Si on veut créer de la valeur locale, il faut essayer de consommer mais aussi de produire localement. Là, ça devient plus compliqué… Dans le cas du modèle de l’Amap, ça marche, la valeur reste locale. Mais à partir du moment où les sièges des entreprises ou leurs actionnaires ne sont pas sur le territoire, vous avez une partie de la valeur qui le quitte.
AB Effectivement, selon moi il y a beaucoup d’opportunisme dans cette conversion. Il faut se souvenir qu’il y a encore quelques années, seules la gauche et l’extrême droite parlaient d’économie locale, alors qu’aujourd’hui toute la sphère politique s’est emparée du sujet.

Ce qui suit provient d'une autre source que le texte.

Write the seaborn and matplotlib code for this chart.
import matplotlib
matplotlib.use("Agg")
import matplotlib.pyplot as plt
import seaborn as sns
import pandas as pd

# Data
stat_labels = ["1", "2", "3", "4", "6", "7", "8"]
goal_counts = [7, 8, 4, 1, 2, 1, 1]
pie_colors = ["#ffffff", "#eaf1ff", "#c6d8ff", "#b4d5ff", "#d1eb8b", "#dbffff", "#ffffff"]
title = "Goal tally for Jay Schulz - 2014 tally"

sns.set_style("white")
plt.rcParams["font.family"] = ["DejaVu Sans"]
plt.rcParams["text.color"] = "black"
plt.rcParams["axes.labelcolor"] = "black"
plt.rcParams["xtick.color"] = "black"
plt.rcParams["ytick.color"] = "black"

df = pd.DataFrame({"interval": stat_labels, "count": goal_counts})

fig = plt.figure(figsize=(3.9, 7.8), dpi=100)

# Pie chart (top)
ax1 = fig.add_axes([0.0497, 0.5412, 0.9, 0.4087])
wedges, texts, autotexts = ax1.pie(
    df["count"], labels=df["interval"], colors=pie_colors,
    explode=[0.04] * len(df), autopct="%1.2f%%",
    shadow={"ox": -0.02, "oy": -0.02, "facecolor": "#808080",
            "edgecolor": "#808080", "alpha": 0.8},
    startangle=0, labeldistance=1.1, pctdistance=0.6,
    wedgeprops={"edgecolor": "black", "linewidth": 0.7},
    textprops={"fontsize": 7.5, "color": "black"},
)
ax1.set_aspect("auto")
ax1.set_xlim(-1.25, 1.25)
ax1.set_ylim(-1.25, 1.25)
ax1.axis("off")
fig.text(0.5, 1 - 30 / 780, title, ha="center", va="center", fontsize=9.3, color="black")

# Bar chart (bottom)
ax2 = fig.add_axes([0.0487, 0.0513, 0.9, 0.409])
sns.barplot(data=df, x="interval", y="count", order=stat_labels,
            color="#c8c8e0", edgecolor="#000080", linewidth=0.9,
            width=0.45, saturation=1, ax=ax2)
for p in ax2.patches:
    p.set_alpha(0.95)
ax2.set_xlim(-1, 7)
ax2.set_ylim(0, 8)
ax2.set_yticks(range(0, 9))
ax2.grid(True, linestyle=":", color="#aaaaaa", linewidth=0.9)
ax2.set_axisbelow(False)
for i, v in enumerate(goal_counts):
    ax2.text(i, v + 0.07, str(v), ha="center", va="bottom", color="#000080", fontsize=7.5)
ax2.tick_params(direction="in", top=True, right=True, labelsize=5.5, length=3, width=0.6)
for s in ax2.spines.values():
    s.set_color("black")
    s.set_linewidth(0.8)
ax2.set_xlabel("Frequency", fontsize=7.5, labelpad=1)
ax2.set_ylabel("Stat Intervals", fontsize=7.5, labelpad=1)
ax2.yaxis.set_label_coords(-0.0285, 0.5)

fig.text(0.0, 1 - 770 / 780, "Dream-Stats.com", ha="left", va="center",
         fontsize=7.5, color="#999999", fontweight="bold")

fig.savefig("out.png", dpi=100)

Pourquoi ?
Pendant quelques décennies, l’idée dominante était que la mondialisation allait rendre les gens heureux. Aujourd’hui, alors que cette dernière est de plus en plus remise en cause, ce discours s’est transformé en « c’est comme ça, on n’a pas le choix », ce qui est beaucoup moins réjouissant.
Le local est donc vanté parallèlement pour donner une perspective plus positive : il est présenté comme ce qui va compenser les dégâts et les excès de cette mondialisation. Mais attention, les mêmes personnalités politiques qui nous disent « consommer local, c’est super » votent souvent, dans le même temps, pour des mesures libérales ou des traités commerciaux de libre-échange qui empêchent toute possibilité de développer une économie locale, à part dans les marges.

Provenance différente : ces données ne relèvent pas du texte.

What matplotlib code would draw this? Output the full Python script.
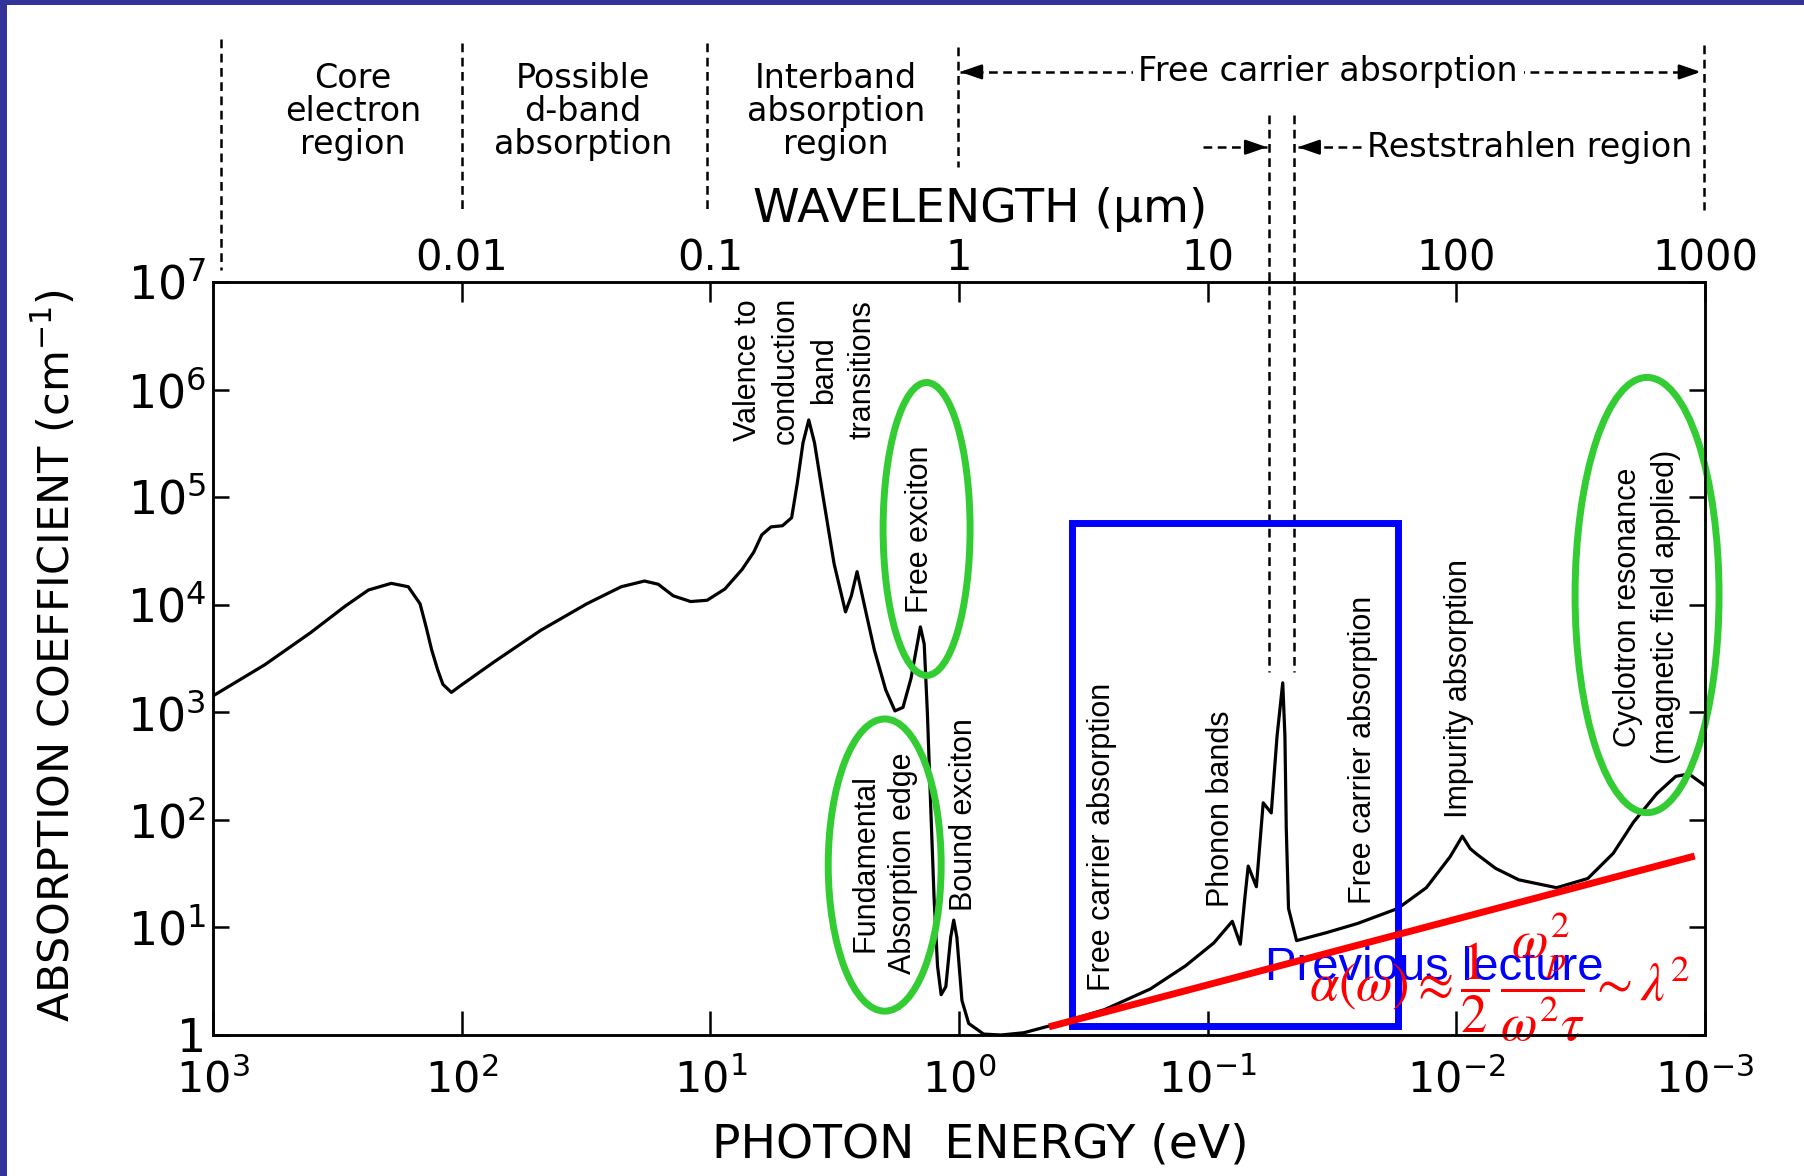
import matplotlib
matplotlib.use('Agg')
import matplotlib.pyplot as plt
from matplotlib.patches import Ellipse, Rectangle
from matplotlib.transforms import blended_transform_factory

# ---------------- data ----------------
energy_eV = [1000, 620, 405, 294, 237, 192, 164, 147, 139, 132, 125, 119, 110, 101, 73.6,
             48.1, 31.4, 22.8, 18.4, 16.2, 14.1, 12.0, 10.3, 8.74, 7.45, 6.69, 6.21, 5.70,
             5.13, 4.71, 4.47, 4.24, 4.02, 3.81, 3.53, 3.18, 2.86, 2.71, 2.57, 2.38,
             2.19, 1.97, 1.81, 1.68, 1.56, 1.43, 1.38, 1.34, 1.30, 1.26, 1.22, 1.18,
             1.13, 1.08, 1.05, 1.02, 0.973, 0.914, 0.796, 0.678, 0.548, 0.398, 0.260,
             0.170, 0.123, 0.0945, 0.0796, 0.0739, 0.0708, 0.0687, 0.0637, 0.0598,
             0.0555, 0.0526, 0.0499, 0.0489, 0.0483, 0.0473, 0.0439, 0.0333, 0.0249,
             0.0172, 0.0132, 0.0106, 0.00946, 0.00879, 0.00824, 0.00695, 0.00561,
             0.00395, 0.00296, 0.00234, 0.00194, 0.00156, 0.00131, 0.00116, 0.001]
absorption_cm = [1420, 2760, 5500, 9700, 13700, 15800, 14700, 10200, 6220, 3800, 2500,
                 1820, 1530, 1770, 2970, 5780, 10200, 14700, 16600, 15500, 12100, 10700,
                 11000, 14000, 21300, 30800, 44600, 52900, 54200, 64400, 135000, 319000,
                 522000, 319000, 105000, 24100, 8570, 12100, 20300, 9000, 3800, 1610,
                 1030, 1110, 2060, 6220, 4300, 983, 137, 19.2, 4.38, 2.37, 2.81, 8.10,
                 11.7, 8.10, 2.09, 1.28, 1.02, 1.0, 1.05, 1.28, 1.72, 2.68, 4.38, 7.17,
                 11.4, 6.98, 19.2, 37.2, 23.9, 144, 116, 600, 1880, 600, 84.0, 15.0,
                 7.54, 8.94, 10.9, 15.0, 23.4, 45.3, 70.5, 53.9, 47.6, 35.4, 27.7, 23.4,
                 28.5, 48.8, 95.1, 176, 254, 267, 208]

energy_ticks = [1e3, 1e2, 1e1, 1e0, 1e-1, 1e-2, 1e-3]
energy_labels = [r'$10^{3}$', r'$10^{2}$', r'$10^{1}$', r'$10^{0}$',
                 r'$10^{-1}$', r'$10^{-2}$', r'$10^{-3}$']
alpha_ticks = [1, 1e1, 1e2, 1e3, 1e4, 1e5, 1e6, 1e7]
alpha_labels = ['1', r'$10^{1}$', r'$10^{2}$', r'$10^{3}$', r'$10^{4}$',
                r'$10^{5}$', r'$10^{6}$', r'$10^{7}$']
wavelength_ticks = [0.01, 0.1, 1, 10, 100, 1000]
wavelength_labels = ['0.01', '0.1', '1', '10', '100', '1000']

# region boundaries (eV) for the dashed lines of the header
region_bounds_eV = [930, 100, 10.3, 1.01, 0.0568, 0.0449, 0.00101]

# Drude fit line (red) and highlighted box (blue)
drude_E = [0.435, 0.0011]
drude_alpha = [1.19, 46.1]
box_E = [0.351, 0.0172]
box_alpha = [1.21, 57500]

# ---------------- figure ----------------
fig = plt.figure(figsize=(18.04, 11.76), dpi=100)
fig.patch.set_facecolor('white')
ax = fig.add_axes([213 / 1804, 141 / 1176, 1492 / 1804, 753 / 1176])
ax.set_xscale('log')
ax.set_yscale('log')
ax.set_xlim(1e3, 1e-3)
ax.set_ylim(1, 1e7)

ax.plot(energy_eV, absorption_cm, color='black', lw=2.3, solid_joinstyle='round', zorder=3)

for s in ax.spines.values():
    s.set_linewidth(1.8)
ax.set_xticks(energy_ticks)
ax.set_xticklabels(energy_labels)
ax.set_yticks(alpha_ticks)
ax.set_yticklabels(alpha_labels)
ax.minorticks_off()
ax.tick_params(axis='x', direction='in', length=17, width=1.8, pad=17, labelsize=31, top=False)
ax.tick_params(axis='y', direction='in', length=11.5, width=1.8, pad=5, labelsize=33, right=True)

ax2 = ax.twiny()
ax2.set_xscale('log')
ax2.set_xlim(1e-3, 1e3)
ax2.set_xticks(wavelength_ticks)
ax2.set_xticklabels(wavelength_labels)
ax2.minorticks_off()
ax2.tick_params(axis='x', direction='in', length=14.5, width=1.8, pad=2, labelsize=30)
for s in ax2.spines.values():
    s.set_linewidth(1.8)

# axis titles
fig.text(980 / 1804, 1 - 209 / 1176, 'WAVELENGTH (μm)', fontsize=34, ha='center', va='center')
fig.text(980 / 1804, 1 - 1145 / 1176, 'PHOTON  ENERGY (eV)', fontsize=34, ha='center', va='center')
fig.text(55 / 1804, 1 - 656 / 1176, r'ABSORPTION COEFFICIENT (cm$^{-1}$)', fontsize=31,
         rotation=90, ha='center', va='center')

# ---------------- header ----------------
hdr = blended_transform_factory(ax.transData, ax.transAxes)
dash_kw = dict(color='black', lw=1.8, linestyle=(0, (3.5, 2.2)), transform=hdr, clip_on=False)
ax.plot([region_bounds_eV[0]] * 2, [1.323, 1.016], **dash_kw)
ax.plot([region_bounds_eV[1]] * 2, [1.317, 1.096], **dash_kw)
ax.plot([region_bounds_eV[2]] * 2, [1.317, 1.096], **dash_kw)
ax.plot([region_bounds_eV[3]] * 2, [1.312, 1.153], **dash_kw)
ax.plot([region_bounds_eV[4]] * 2, [1.222, 0.482], **dash_kw)
ax.plot([region_bounds_eV[5]] * 2, [1.222, 0.482], **dash_kw)
ax.plot([region_bounds_eV[6]] * 2, [1.315, 1.096], **dash_kw)

hfont = dict(fontsize=24, ha='center', va='center', linespacing=1.0, transform=hdr)
ax.text(273, 1.2258, 'Core\nelectron\nregion', **hfont)
ax.text(32.5, 1.2258, 'Possible\nd-band\nabsorption', **hfont)
ax.text(3.12, 1.2258, 'Interband\nabsorption\nregion', **hfont)


def arrow_head(tip, tail, y):
    ax.annotate('', xy=(tip, y), xytext=(tail, y), xycoords=hdr, textcoords=hdr,
                arrowprops=dict(arrowstyle='-|>,head_length=1.3,head_width=0.45',
                                lw=1.8, color='black', shrinkA=0, shrinkB=0,
                                mutation_scale=10))


# "Free carrier absorption" arrow
ax.plot([0.99, 0.00104], [1.279, 1.279], **dash_kw)
arrow_head(0.99, 0.82, 1.279)
arrow_head(0.00104, 0.00126, 1.279)
ax.text(0.0328, 1.279, 'Free carrier absorption', fontsize=24, ha='center', va='center',
        transform=hdr, bbox=dict(facecolor='white', edgecolor='none', pad=4))

# Reststrahlen arrows
ax.plot([0.1045, 0.0577], [1.179, 1.179], **dash_kw)
arrow_head(0.0577, 0.070, 1.179)
ax.plot([0.0241, 0.0434], [1.179, 1.179], **dash_kw)
arrow_head(0.0434, 0.036, 1.179)
ax.text(0.0229, 1.179, 'Reststrahlen region', fontsize=24, ha='left', va='center', transform=hdr)

# ---------------- in-plot labels ----------------
lfont = dict(fontsize=22, family='Liberation Sans', rotation=90, ha='center', va='center',
             multialignment='center', linespacing=1.35, zorder=4)
ax.text(4.16, 1.52e6, 'Valence to\nconduction\nband\ntransitions', **lfont)
ax.text(1.44, 50600, 'Free exciton', **lfont)
ax.text(2.00, 39.7, 'Fundamental\nAbsorption edge', **lfont)
ax.text(0.955, 113, 'Bound exciton', **lfont)
ax.text(0.266, 69.3, 'Free carrier absorption', **lfont)
ax.text(0.0883, 126, 'Phonon bands', **lfont)
ax.text(0.0237, 446, 'Free carrier absorption', **lfont)
ax.text(0.00975, 1680, 'Impurity absorption', **lfont)
ax.text(0.00171, 9530, 'Cyclotron resonance\n(magnetic field applied)', **lfont)

# ---------------- overlays ----------------
ax.add_patch(Rectangle((box_E[0], box_alpha[0]), box_E[1] - box_E[0], box_alpha[1] - box_alpha[0],
                       fill=False, edgecolor='#0000ff', lw=5, clip_on=False, zorder=5))


def ax_frac(E, a):
    return ax.transAxes.inverted().transform(ax.transData.transform((E, a)))


for (E, a, w, h) in [(1.35, 50600, 0.0583, 0.389),
                     (1.99, 38.0, 0.0757, 0.388),
                     (0.00171, 12300, 0.0965, 0.578)]:
    ax.add_patch(Ellipse(ax_frac(E, a), w, h, transform=ax.transAxes, fill=False,
                         edgecolor='#33cc33', lw=5, clip_on=False, zorder=6))

ax.text(0.0587, 3.25, 'Previous lecture', family='Liberation Sans', fontsize=34,
        color='#0000ff', ha='left', va='baseline', zorder=6)
ax.plot(drude_E, drude_alpha, color='#ff0000', lw=5, solid_capstyle='butt', zorder=7,
        clip_on=False)
ax.text(0.0392, 3.46,
        r'$\alpha(\omega)\approx\dfrac{1}{2}\,\dfrac{\omega_p^{2}}{\omega^{2}\tau}\sim\lambda^{2}$',
        math_fontfamily='stix', fontsize=38, color='#ff0000', ha='left', va='center', zorder=8)

# slide border
fig.add_artist(Rectangle((0, 0), 7 / 1804, 1, transform=fig.transFigure,
                         facecolor='#333399', edgecolor='none'))
fig.add_artist(Rectangle((0, 1 - 5 / 1176), 1, 5 / 1176, transform=fig.transFigure,
                         facecolor='#333399', edgecolor='none'))

fig.savefig('out.png', dpi=100)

Les Amap ou les recycleries c’est bien, mais à côté des délocalisations massives et de la mainmise d’entreprises comme Amazon, par exemple, cela ne fait pas le poids.

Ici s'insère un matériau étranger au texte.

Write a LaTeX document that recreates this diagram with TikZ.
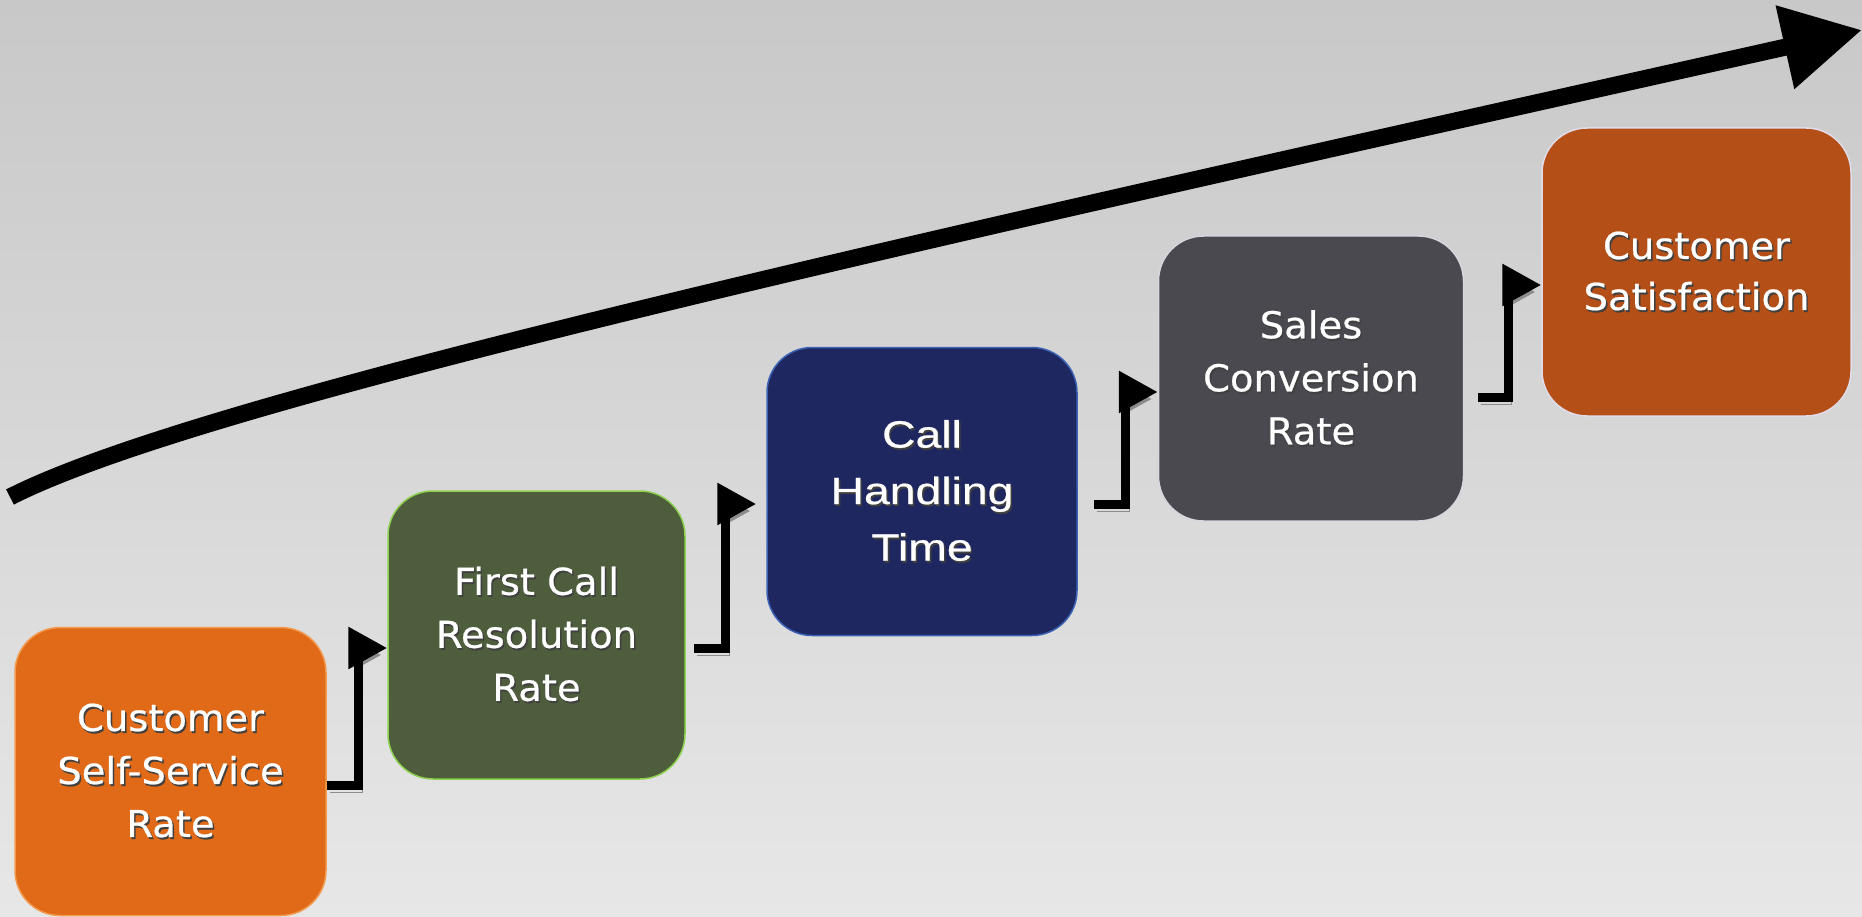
\documentclass[tikz,border=0pt]{standalone}
\usepackage{fontspec}
\newfontfamily\kpifont[FakeStretch=1.04, FakeBold=0.6]{DejaVu Sans}
\newfontfamily\kpiarial[FakeStretch=1.22, FakeBold=0.6]{Liberation Sans}
\usetikzlibrary{arrows.meta,positioning}

\definecolor{bgtop}{HTML}{C8C8C8}
\definecolor{bgbot}{HTML}{E7E7E7}
\definecolor{selfsvc}{HTML}{E06A17}
\definecolor{selfsvcrim}{HTML}{F29A50}
\definecolor{fcr}{HTML}{4E5D3B}
\definecolor{fcrrim}{HTML}{8DD14F}
\definecolor{aht}{HTML}{1F2760}
\definecolor{ahtrim}{HTML}{3B62B5}
\definecolor{conv}{HTML}{4A4950}
\definecolor{convrim}{HTML}{D6D6DE}
\definecolor{csat}{HTML}{B34F17}
\definecolor{csatrim}{HTML}{E2DCE8}

% white label with a small dark drop shadow
\newcommand\kpish[1]{\makebox[0pt][l]{\kern1.5pt\raisebox{-2pt}{\textcolor{black!75}{#1}}}#1}

\begin{document}
\begin{tikzpicture}[
    x=1pt, y=-1pt,
    kpi/.style={draw, line width=1.5pt, rounded corners=45pt, inner sep=0pt,
                minimum width=308pt, minimum height=288pt,
                align=center, text=white,
                font=\kpifont\fontsize{37pt}{53pt}\selectfont},
    stepconn/.style={line width=9pt, -{Triangle[length=39pt, width=40pt]},
                     preaction={draw=black!45, transform canvas={shift={(3pt,-7pt)}}}},
    trend/.style={line width=17pt, -{Triangle[length=79pt, width=81pt]},
                  preaction={draw=black!40, transform canvas={shift={(2pt,-4pt)}}}}
]
    % page and backdrop
    \useasboundingbox (0,0) rectangle (1862,917);
    \shade[top color=bgtop, bottom color=bgbot] (0,0) rectangle (1862,917);

    % the five metrics, climbing to the right
    \node[kpi, fill=selfsvc, draw=selfsvcrim, minimum width=311pt] (b1) at (170.5,771.5)
        {\kpish{Customer}\\\kpish{Self-Service}\\\kpish{Rate}};
    \node[kpi, fill=fcr, draw=fcrrim, minimum width=297pt] (b2) at (536.5,635)
        {\kpish{First Call}\\\kpish{Resolution}\\\kpish{Rate}};
    \node[kpi, fill=aht, draw=ahtrim, minimum width=310pt,
          font=\kpiarial\fontsize{38pt}{56.5pt}\selectfont] (b3) at (922,491.5)
        {\kpish{Call}\\\kpish{Handling}\\\kpish{Time}};
    \node[kpi, fill=conv, draw=convrim, minimum width=305pt, minimum height=285pt] (b4) at (1311,378.5)
        {\kpish{Sales}\\\kpish{Conversion}\\\kpish{Rate}};
    \node[kpi, fill=csat, draw=csatrim, minimum width=309pt,
          font=\kpifont\fontsize{37pt}{51pt}\selectfont] (b5) at (1696.5,272)
        {\kpish{Customer}\\\kpish{Satisfaction}};

    % step connectors between neighbours
    \draw[stepconn] ([yshift=-13.5pt]b1.east) -- ++(32,0) |- ([yshift=-13pt]b2.west);
    \draw[stepconn] ([xshift=8pt,yshift=-13pt]b2.east) -- ++(32,0) |- ([xshift=-10pt,yshift=-12.5pt]b3.west);
    \draw[stepconn] ([xshift=16pt,yshift=-12.5pt]b3.east) -- ++(32,0) |- ([yshift=-13.5pt]b4.west);
    \draw[stepconn] ([xshift=14pt,yshift=-18.5pt]b4.east) -- ++(30,0) |- ([yshift=-13pt]b5.west);

    % long rising arrow over the steps
    \coordinate (trendstart) at (10,497);
    \coordinate (trendend) at (1862,30);
    \draw[trend] (trendstart) .. controls (200,400) and (900,245) .. (trendend);
\end{tikzpicture}
\end{document}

AB Je l’ai fait un peu par provocation, mais malheureusement, quelque part, c’est vrai. Car une grande partie de ce qu’on appelle l’économie locale est en réalité totalement insérée dans la mondialisation. À quelques kilomètres de chez moi, le céréalier est dépendant des cours mondiaux du blé et du maïs. Dans l’automobile, les petits industriels vendent leurs productions aux grands constructeurs. Ils sont donc dépendants de stratégies de développement extérieures.
Il n’y a plus vraiment d’économie locale en dehors de microsystèmes qui font les choses différemment. Et l’idée que l’on pourrait satisfaire un certain nombre de besoins primaires à une échelle régionale, que les systèmes alternatifs auraient vocation à se généraliser pour répondre à la demande sociale d’une économie plus humaine et ancrée dans les territoires, n’est encore qu’une idée.
On en est à mille lieues. Par exemple, en 2015, les 2000 Amap recensées en France* regroupaient 250 000 adhérents : c’est un chiffre encore faible. Que l’on prenne l’alimentation, l’habillement, les matériaux de construction ou de rénovation, il suffit de réfléchir à tout ce que l’on consomme pour se rendre compte que l’on est encore loin de l’autonomie. Ni à l’échelle d’une région, ni même à celle d’un pays.
AB Je pense que la pandémie va profondément marquer le public sur ce sujet. Quand les gens apprennent au détour d’un journal télévisé que la fabrication de 80 %des molécules pharmaceutiques de base a été délocalisée en Asie, il en reste quelque chose.
Et c’est vrai qu’au printemps 2020, les producteurs locaux, notamment ceux qui font des produits de qualité, ont plutôt moins souffert de la période. Il y a eu un regain d’intérêt des consommateurs pour le local. Mais ce qui est inquiétant c’est que ça ne dure pas, et qu’encore une fois cela ne fonctionne qu’avec certains produits.
Lancer des relocalisations massives pourrait être une solution, mais c’est un chantier énorme qui nécessite la volonté politique de reconstruire des filières totalement disparues. Et malheureusement, aucun gouvernement n’a le courage de mettre des entraves au commerce international. Si on veut généraliser la consommation locale, on a quand même du boulot.
* Chiffres du Mouvement interrégional des Amap. En 2019, la sociologue spécialiste des circuits courts Yune Chiffoleau estimait le nombre d’Amap à 3000.